Plover has lived in Cork for the last 15 years and is inspired by the vibrancy of the creative scene.

“I love Cork in the sense there’s little pockets of everything. There’s a poetry scene, the film festival, the Indie Cork film festival, the Midsummer Festival, all the interesting arts groups. There is also lots of stuff happening in West Cork, especially now Connolly’s of Leap has opened again. Things can get swallowed up by Dublin sometimes, but Cork is big enough to have a lot of energy and people but small enough to feel like a local town.”

While it’s an achievement in itself to get a book written and published, Plover’s accomplishment is made all the more admirable by the fact that he is dyslexic.

“I was born in the late ’60s and my mother went to my school and told them she thought I might be dyslexic but they just said ‘yeah, yeah’. It was only when I went to art school that they did the tests and said I was dyslexic. It was a relief to know that that was why I’d struggled. I’m proud of myself for having written a novel, having gone through school with those struggles. I’m a dyslexic punk writing a book, there’s a few gags there. Spell-checking the book was harder than writing it.”

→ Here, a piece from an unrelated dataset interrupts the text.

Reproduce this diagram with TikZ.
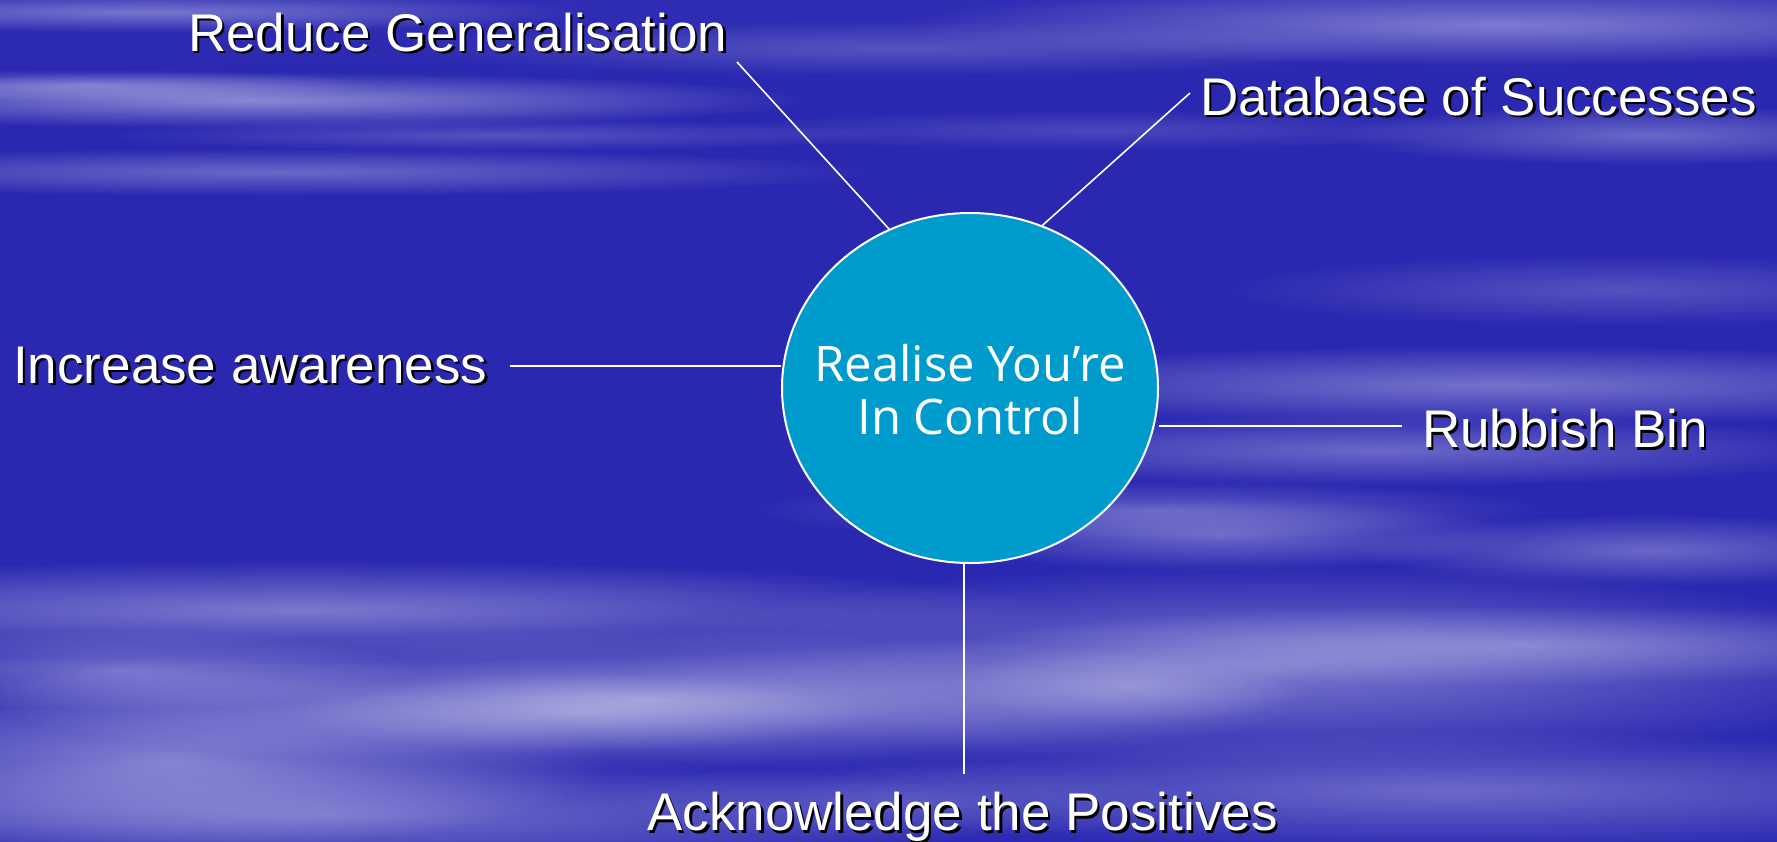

As for his distinctive performance handle, Plover explains the origins.

“The name’s quite random, it came when I started doing poetry, I felt I’d give myself a band name. It was a summer day and the wasps were gathering, I was thinking, ‘what can you do with a wasp, leave them alone and they sting, swat them and they get angry, that’s the real war on terror, wasps vs. humans’. It was one of those two glasses of wine remarks you think is amusing.”